What this task involves:
Without the pictures, repeat the listing character for character.

Stored data:
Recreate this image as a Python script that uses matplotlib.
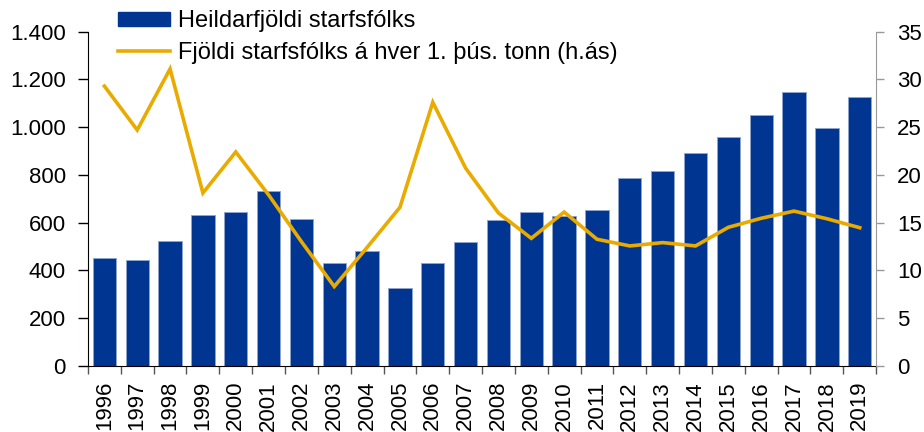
import matplotlib
matplotlib.use("Agg")
import matplotlib.pyplot as plt
from matplotlib.ticker import FuncFormatter, FixedLocator
from matplotlib.patches import Patch
from matplotlib.lines import Line2D
import numpy as np

years = [str(y) for y in range(1996, 2020)]
starfsfolk = [450, 442, 524, 632, 643, 732, 615, 429, 481, 326, 432, 520,
              610, 646, 628, 652, 786, 815, 890, 958, 1051, 1146, 997, 1125]
per_thus_tonn = [29.3, 24.7, 31.1, 18.1, 22.4, 17.9, 13.0, 8.3, 12.4, 16.6, 27.6, 20.7,
                 16.0, 13.35, 16.1, 13.25, 12.55, 12.9, 12.55, 14.5, 15.45, 16.2, 15.4, 14.46]
legend_labels = ["Heildarfjöldi starfsfólks", "Fjöldi starfsfólks á hver 1. þús. tonn (h.ás)"]

plt.rcParams['font.family'] = ['Liberation Sans', 'DejaVu Sans']
bar_color = '#003591'
line_color = '#EAAB00'
FS = 16
LFS = 17

fig = plt.figure(figsize=(9.24, 4.32), dpi=100)
ax = fig.add_axes([0.0952, 0.1535, 0.853, 0.7731])
x = np.arange(len(years))
ax.bar(x, starfsfolk, width=0.71, color=bar_color, edgecolor='#8FA5D0', linewidth=0.6, zorder=2)
ax.set_xlim(-0.5, len(years) - 0.5)
ax.set_ylim(0, 1400)
ax.set_yticks(range(0, 1401, 200))
ax.yaxis.set_major_formatter(FuncFormatter(lambda v, p: f"{int(v):,}".replace(",", ".")))
ax.set_xticks(x)
ax.set_xticklabels(years, rotation=90, fontsize=FS)
ax.tick_params(axis='x', which='major', length=0, pad=11)
ax.xaxis.set_minor_locator(FixedLocator(np.arange(-0.5, len(years), 1.0)))
ax.tick_params(axis='x', which='minor', length=6, width=1, color='#555555')
ax.tick_params(axis='y', labelsize=FS, length=7, width=1, pad=9)
ax.spines['top'].set_visible(False)
ax.spines['right'].set_visible(False)

ax2 = ax.twinx()
ax2.plot(x, per_thus_tonn, color=line_color, linewidth=2.6, zorder=3, solid_joinstyle='miter')
ax2.set_ylim(0, 35)
ax2.set_yticks(range(0, 36, 5))
ax2.tick_params(axis='y', labelsize=FS, length=6, width=1, color='#999999', pad=9)
ax2.spines['right'].set_color('#999999')
ax2.spines['top'].set_visible(False)
ax2.spines['left'].set_visible(False)
ax2.spines['bottom'].set_visible(False)

handles = [Patch(facecolor=bar_color, edgecolor=bar_color),
           Line2D([0], [0], color=line_color, linewidth=2.6)]
fig.legend(handles, legend_labels, loc='upper left', bbox_to_anchor=(0.1277, 0.976),
           frameon=False, fontsize=LFS, handlelength=2.2, handleheight=0.56,
           handletextpad=0.34, labelspacing=0.4, borderaxespad=0, borderpad=0)

fig.savefig("out.png", dpi=100)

Full output:
Recreate this image as a Python script that uses matplotlib.
import matplotlib
matplotlib.use("Agg")
import matplotlib.pyplot as plt
from matplotlib.ticker import FuncFormatter, FixedLocator
from matplotlib.patches import Patch
from matplotlib.lines import Line2D
import numpy as np

years = [str(y) for y in range(1996, 2020)]
starfsfolk = [450, 442, 524, 632, 643, 732, 615, 429, 481, 326, 432, 520,
              610, 646, 628, 652, 786, 815, 890, 958, 1051, 1146, 997, 1125]
per_thus_tonn = [29.3, 24.7, 31.1, 18.1, 22.4, 17.9, 13.0, 8.3, 12.4, 16.6, 27.6, 20.7,
                 16.0, 13.35, 16.1, 13.25, 12.55, 12.9, 12.55, 14.5, 15.45, 16.2, 15.4, 14.46]
legend_labels = ["Heildarfjöldi starfsfólks", "Fjöldi starfsfólks á hver 1. þús. tonn (h.ás)"]

plt.rcParams['font.family'] = ['Liberation Sans', 'DejaVu Sans']
bar_color = '#003591'
line_color = '#EAAB00'
FS = 16
LFS = 17

fig = plt.figure(figsize=(9.24, 4.32), dpi=100)
ax = fig.add_axes([0.0952, 0.1535, 0.853, 0.7731])
x = np.arange(len(years))
ax.bar(x, starfsfolk, width=0.71, color=bar_color, edgecolor='#8FA5D0', linewidth=0.6, zorder=2)
ax.set_xlim(-0.5, len(years) - 0.5)
ax.set_ylim(0, 1400)
ax.set_yticks(range(0, 1401, 200))
ax.yaxis.set_major_formatter(FuncFormatter(lambda v, p: f"{int(v):,}".replace(",", ".")))
ax.set_xticks(x)
ax.set_xticklabels(years, rotation=90, fontsize=FS)
ax.tick_params(axis='x', which='major', length=0, pad=11)
ax.xaxis.set_minor_locator(FixedLocator(np.arange(-0.5, len(years), 1.0)))
ax.tick_params(axis='x', which='minor', length=6, width=1, color='#555555')
ax.tick_params(axis='y', labelsize=FS, length=7, width=1, pad=9)
ax.spines['top'].set_visible(False)
ax.spines['right'].set_visible(False)

ax2 = ax.twinx()
ax2.plot(x, per_thus_tonn, color=line_color, linewidth=2.6, zorder=3, solid_joinstyle='miter')
ax2.set_ylim(0, 35)
ax2.set_yticks(range(0, 36, 5))
ax2.tick_params(axis='y', labelsize=FS, length=6, width=1, color='#999999', pad=9)
ax2.spines['right'].set_color('#999999')
ax2.spines['top'].set_visible(False)
ax2.spines['left'].set_visible(False)
ax2.spines['bottom'].set_visible(False)

handles = [Patch(facecolor=bar_color, edgecolor=bar_color),
           Line2D([0], [0], color=line_color, linewidth=2.6)]
fig.legend(handles, legend_labels, loc='upper left', bbox_to_anchor=(0.1277, 0.976),
           frameon=False, fontsize=LFS, handlelength=2.2, handleheight=0.56,
           handletextpad=0.34, labelspacing=0.4, borderaxespad=0, borderpad=0)

fig.savefig("out.png", dpi=100)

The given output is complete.